- The Malaysian film poster
- Directed by: Amir Muhammad
- Written by: Amir Muhammad
- Produced by: Amir Muhammad
- Starring: Zalila Lee Adibah Noor
- Cinematography: Albert Hue
- Edited by: Azharr Rudin
- Music by: Hardesh Singh
- Distributed by: Red Films
- Release date: 2006;
- Running time: 90 minutes
- Country: Malaysia
- Languages: Mandarin Malay Cantonese Hokkien English Tamil

= The Last Communist =

The Last Communist (Lelaki Komunis Terakhir) is a 2006 Malaysian film described by director Amir Muhammad as a "semi-musical documentary". It is inspired by the leader of the disbanded Malayan Communist Party, Chin Peng and the Malayan Emergency (1948–1960) during which more than 10,000 Malayan and British troops and civilians lost their lives. The film was banned from screening in Malaysia by the government's Home Affairs Ministry.

The film features interviews with people in the towns in which Peng lived from birth to national independence, interspersed with songs that are fashioned after propaganda films.
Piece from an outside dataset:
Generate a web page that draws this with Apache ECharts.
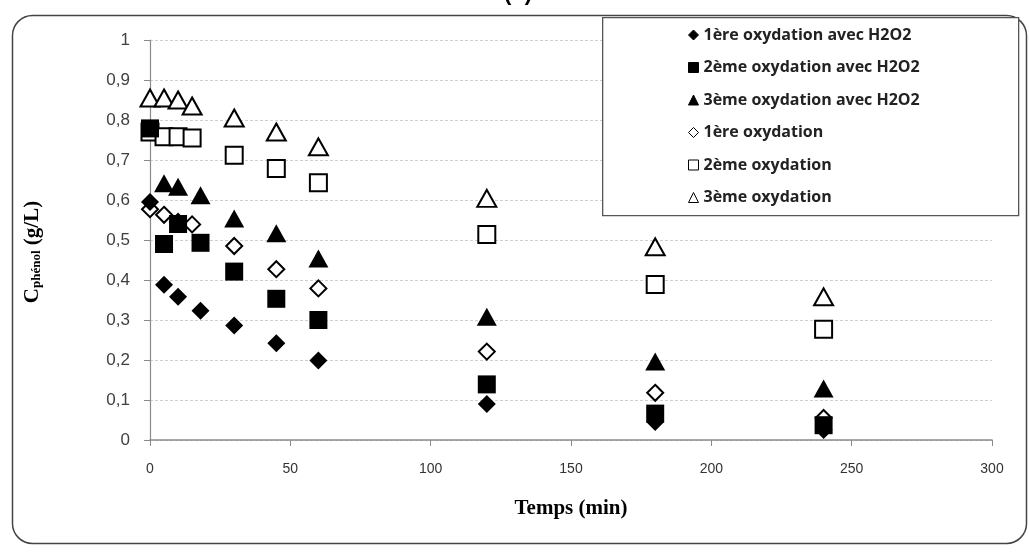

The Last Communist made its world premiere at the 2006 Berlin Film Festival. It has also been shown at the Seattle International Film Festival, the London Film Festival, the Singapore International Film Festival and the Hong Kong International Film Festival, but has never been publicly shown in its home country. The film has been uploaded in its entirety on YouTube.